When you’re craving the latest issue of Shonen Jump, Uber is ready to roll and bring you your comic fix.

For those of you who don’t recall, our Japanese-language reporter Daiki Nishimoto spent nearly a decade as a NEET. It’s a lifestyle he’s since left behind by finding a job and becoming a productive member of society, but part of working hard means you earn the right to be lazy sometimes too.

For example, recently Daiki felt like reading the latest issue of Weekly Shonen Jump. As Japan’s most popular manga magazine, you can get WSJ at pretty much any local newsstand or convenience store…but Daiki didn’t even feel like going that far on this particular day.

And then he figured out a solution to this problem.

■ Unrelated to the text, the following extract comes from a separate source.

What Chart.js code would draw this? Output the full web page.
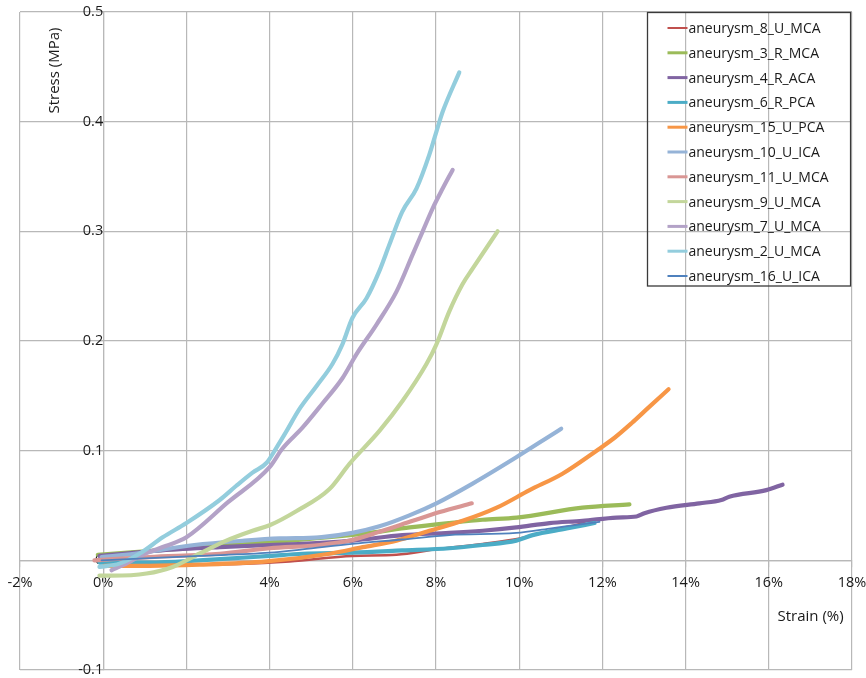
<!DOCTYPE html>
<html>
<head>
<meta charset="utf-8">
<script src="https://cdn.jsdelivr.net/npm/chart.js@4/dist/chart.umd.min.js"></script>
<style>
  html, body { margin: 0; padding: 0; background: #ffffff; }
  #wrap { width: 866px; height: 678px; }
</style>
</head>
<body>
<div id="wrap"><canvas id="c" width="866" height="678"></canvas></div>
<script>
// Strain (%) and stress (MPa) samples for each aneurysm specimen
const strain8  = [-0.09, 2.31, 4.48, 5.99, 7.05, 8.01, 9.12, 10.01, 10.97, 11.57];
const stress8  = [-0.002, -0.004, -0.001, 0.004, 0.005, 0.010, 0.015, 0.020, 0.029, 0.034];

const strain3  = [-0.13, 0.59, 1.6, 3.04, 4.48, 5.68, 6.40, 7.37, 8.32, 9.12, 9.94, 11.52, 12.65];
const stress3  = [0.005, 0.007, 0.010, 0.014, 0.018, 0.022, 0.025, 0.030, 0.034, 0.037, 0.039, 0.048, 0.051];

const strain4  = [-0.09, 1.40, 2.80, 4.00, 4.79, 5.99, 7.19, 8.32, 9.12, 9.93, 10.73, 11.52, 12.34, 12.82, 13.01, 13.54, 14.33, 14.86, 15.05, 15.94, 16.33];
const stress4  = [0.004, 0.009, 0.012, 0.014, 0.015, 0.018, 0.023, 0.025, 0.027, 0.030, 0.034, 0.036, 0.039, 0.040, 0.043, 0.048, 0.052, 0.055, 0.058, 0.064, 0.069];

const strain6  = [-0.09, 1.11, 2.31, 4.00, 4.79, 5.99, 7.19, 8.32, 9.12, 9.93, 10.32, 11.14, 11.81];
const stress6  = [-0.002, -0.002, 0.000, 0.004, 0.006, 0.007, 0.009, 0.011, 0.014, 0.018, 0.023, 0.029, 0.034];

const strain15 = [0.03, 1.11, 2.31, 3.93, 5.44, 6.24, 7.05, 7.84, 8.64, 9.46, 10.25, 11.04, 11.86, 12.30, 12.70, 13.10, 13.59];
const stress15 = [-0.005, -0.005, -0.004, -0.001, 0.006, 0.012, 0.018, 0.027, 0.036, 0.048, 0.064, 0.079, 0.100, 0.112, 0.125, 0.139, 0.156];

const strain10 = [-0.04, 0.75, 2.19, 3.40, 4.24, 5.20, 5.99, 6.64, 7.36, 8.01, 8.88, 9.93, 10.68, 11.01];
const stress10 = [0.003, 0.006, 0.014, 0.018, 0.020, 0.021, 0.025, 0.031, 0.041, 0.052, 0.070, 0.094, 0.112, 0.120];

const strain11 = [-0.21, 1.11, 2.80, 4.00, 5.20, 5.92, 6.64, 7.44, 8.09, 8.86];
const stress11 = [0.000, 0.003, 0.006, 0.011, 0.014, 0.018, 0.026, 0.036, 0.044, 0.052];

const strain9  = [-0.09, 0.22, 1.04, 1.67, 2.31, 2.96, 3.59, 4.00, 4.65, 5.44, 5.92, 6.64, 7.19, 7.77, 8.01, 8.32, 8.64, 8.88, 9.48];
const stress9  = [-0.014, -0.014, -0.012, -0.006, 0.006, 0.018, 0.027, 0.032, 0.045, 0.065, 0.088, 0.118, 0.145, 0.179, 0.197, 0.227, 0.252, 0.266, 0.300];

const strain7  = [0.2, 0.5, 1.0, 1.5, 2.0, 3.0, 4.0, 4.31, 4.79, 5.27, 5.75, 6.09, 6.57, 7.05, 7.44, 7.68, 7.92, 8.16, 8.40];
const stress7  = [-0.009, -0.004, 0.006, 0.013, 0.021, 0.053, 0.085, 0.102, 0.121, 0.143, 0.166, 0.188, 0.215, 0.245, 0.279, 0.300, 0.321, 0.339, 0.356];

const strain2  = [-0.09, 0.39, 0.87, 1.43, 2.0, 2.8, 3.2, 3.59, 3.93, 4.17, 4.41, 4.70, 5.13, 5.51, 5.75, 5.99, 6.33, 6.64, 6.88, 7.19, 7.53, 7.84, 8.01, 8.16, 8.56];
const stress2  = [-0.006, -0.003, 0.006, 0.021, 0.034, 0.055, 0.068, 0.080, 0.089, 0.103, 0.118, 0.137, 0.159, 0.179, 0.197, 0.221, 0.239, 0.264, 0.288, 0.318, 0.339, 0.370, 0.391, 0.409, 0.445];

const strain16 = [-0.04, 1.11, 2.31, 4.00, 4.79, 5.99, 7.19, 8.32, 9.93, 10.73, 11.52, 11.93];
const stress16 = [0.000, 0.002, 0.004, 0.007, 0.010, 0.015, 0.019, 0.023, 0.025, 0.029, 0.033, 0.035];

// Axis tick values
const strainTicks = [-2, 0, 2, 4, 6, 8, 10, 12, 14, 16, 18];
const stressTicks = [-0.1, 0, 0.1, 0.2, 0.3, 0.4, 0.5];

const series = [
  { label: 'aneurysm_8_U_MCA',  x: strain8,  y: stress8,  color: '#C0504D', width: 2.5 },
  { label: 'aneurysm_3_R_MCA',  x: strain3,  y: stress3,  color: '#9BBB59', width: 4.2 },
  { label: 'aneurysm_4_R_ACA',  x: strain4,  y: stress4,  color: '#8064A2', width: 4.2 },
  { label: 'aneurysm_6_R_PCA',  x: strain6,  y: stress6,  color: '#4BACC6', width: 4.2 },
  { label: 'aneurysm_15_U_PCA', x: strain15, y: stress15, color: '#F79646', width: 4.2 },
  { label: 'aneurysm_10_U_ICA', x: strain10, y: stress10, color: '#95B3D7', width: 4.2 },
  { label: 'aneurysm_11_U_MCA', x: strain11, y: stress11, color: '#D99694', width: 4.2 },
  { label: 'aneurysm_9_U_MCA',  x: strain9,  y: stress9,  color: '#C3D69B', width: 4.2 },
  { label: 'aneurysm_7_U_MCA',  x: strain7,  y: stress7,  color: '#B3A2C7', width: 4.2 },
  { label: 'aneurysm_2_U_MCA',  x: strain2,  y: stress2,  color: '#93CDDD', width: 4.2 },
  { label: 'aneurysm_16_U_ICA', x: strain16, y: stress16, color: '#4F81BD', width: 1.8 }
];

const FONT = '"Open Sans", "DejaVu Sans", sans-serif';
const TEXT = '#1a1a1a';
const GRID = '#b8b8b8';

const datasets = series.map((s, i) => ({
  label: s.label,
  data: s.x.map((v, k) => ({ x: v, y: s.y[k] })),
  borderColor: s.color,
  backgroundColor: s.color,
  borderWidth: s.width,
  legendWidth: s.width > 3 ? 3 : 2,
  pointRadius: 0,
  cubicInterpolationMode: 'monotone',
  fill: false,
  borderCapStyle: 'round',
  borderJoinStyle: 'round',
  order: series.length - i
}));

// Boxed legend drawn inside the top-right of the plot
const boxLegend = {
  id: 'boxLegend',
  afterDatasetsDraw(chart) {
    const ctx = chart.ctx;
    const area = chart.chartArea;
    ctx.save();
    ctx.font = '14px ' + FONT;
    let maxW = 0;
    chart.data.datasets.forEach(d => { maxW = Math.max(maxW, ctx.measureText(d.label).width); });
    const rowH = 24.8;
    const boxW = 41 + maxW + 22;
    const boxH = 15.5 + (chart.data.datasets.length - 1) * rowH + 10;
    const left = Math.round(area.right - 2 - boxW) + 0.5;
    const top = Math.round(area.top) + 0.5;
    ctx.strokeStyle = '#3a3a3a';
    ctx.lineWidth = 1.3;
    ctx.strokeRect(left, top, boxW, boxH);
    ctx.textBaseline = 'middle';
    ctx.textAlign = 'left';
    chart.data.datasets.forEach((d, i) => {
      const cy = top + 15.5 + i * rowH;
      ctx.strokeStyle = d.borderColor;
      ctx.lineWidth = d.legendWidth;
      ctx.lineCap = 'butt';
      ctx.beginPath();
      ctx.moveTo(left + 20, cy);
      ctx.lineTo(left + 40, cy);
      ctx.stroke();
      ctx.fillStyle = TEXT;
      ctx.fillText(d.label, left + 41, cy + 1);
    });
    ctx.restore();
  }
};

// Axis titles: rotated stress title near the top of the y axis, strain title at the right end
const axisTitles = {
  id: 'axisTitles',
  afterDraw(chart) {
    const ctx = chart.ctx;
    const xs = chart.scales.x, ys = chart.scales.y;
    ctx.save();
    ctx.fillStyle = TEXT;
    ctx.font = '15px ' + FONT;
    ctx.textBaseline = 'middle';
    ctx.save();
    ctx.translate(xs.getPixelForValue(-1.17), ys.getPixelForValue(0.4466));
    ctx.rotate(-Math.PI / 2);
    ctx.textAlign = 'center';
    ctx.fillText('Stress (MPa)', 0, 0);
    ctx.restore();
    ctx.textAlign = 'right';
    ctx.fillText('Strain (%)', xs.getPixelForValue(17.8), ys.getPixelForValue(-0.051));
    ctx.restore();
  }
};

// Keep tick labels from widening the plot margins; the layout padding sets them
const noScalePadding = sc => {
  sc.paddingLeft = 0; sc.paddingRight = 0; sc.paddingTop = 0; sc.paddingBottom = 0;
};

new Chart(document.getElementById('c'), {
  type: 'line',
  data: { datasets },
  options: {
    responsive: false,
    devicePixelRatio: 1,
    animation: false,
    layout: { padding: { left: 20, right: 14, top: 12, bottom: 8 } },
    plugins: { legend: { display: false }, tooltip: { enabled: false } },
    scales: {
      x: {
        type: 'linear',
        position: { y: 0 },
        min: strainTicks[0],
        max: strainTicks[strainTicks.length - 1],
        afterBuildTicks: sc => { sc.ticks = strainTicks.map(v => ({ value: v })); },
        afterFit: noScalePadding,
        ticks: {
          color: TEXT,
          font: { family: FONT, size: 14.5 },
          padding: 8,
          maxRotation: 0,
          callback: v => v + '%'
        },
        grid: { color: GRID, lineWidth: 1.2, tickLength: 6 },
        border: { color: GRID, width: 1.2 }
      },
      y: {
        type: 'linear',
        position: { x: 0 },
        min: stressTicks[0],
        max: stressTicks[stressTicks.length - 1],
        afterBuildTicks: sc => { sc.ticks = stressTicks.map(v => ({ value: v })); },
        afterFit: noScalePadding,
        ticks: {
          color: TEXT,
          font: { family: FONT, size: 14.5 },
          padding: 3,
          callback: v => (Math.abs(v) < 1e-9 ? '0' : (Math.round(v * 10) / 10).toString())
        },
        grid: { color: GRID, lineWidth: 1.2, tickLength: 6 },
        border: { color: GRID, width: 1.2 }
      }
    }
  },
  plugins: [boxLegend, axisTitles]
});
</script>
</body>
</html>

Last August, Lawson became the first convenience store chain in Japan to partner with Uber Eats, allowing customers to place online orders for items to be delivered through the food courier service. It’s currently available for 414 Lawson branches in 10 prefectures, including one in Daiki’s neighborhood.

Other convenience store chains have since started offering Uber Eats delivery. However, Lawson remains special in one important way: it’s the only chain that offers non-food/drink items through Uber Eats, including magazines such as Shonen Jump.

Daiki wasn’t just hungry for entertainment, though, but for nutritional sustenance as well. So his complete order also included some Napolitan tomato-sauce pasta, a piece of Lawson’s cooked-in-store L Chiki fried chicken, a pack of Cup Noodle (the edible kind, not the full-scale plastic model), a bag of potato chips, and a dessert pastry

For a drink, he could have ordered a beer or a canned sour, but considering he already had plenty of high-calorie treats, he went healthy with a bottle of water instead. He also got a pack of band-aids.

▼ Not that he currently has any bleeding injuries, but given our line of work, it’s really only a matter of time.

And finally, of course, his issue of Shonen Jump, with a The Promised Neverland illustration splashed across the front cover.

If he’d wanted he could have also tossed in the latest issues of Jump’s rival manga anthologies Shonen Magazine and Shonen Sunday

So remember, Uber Eats in Japan doesn’t just deliver food, but also manga, and even smiles.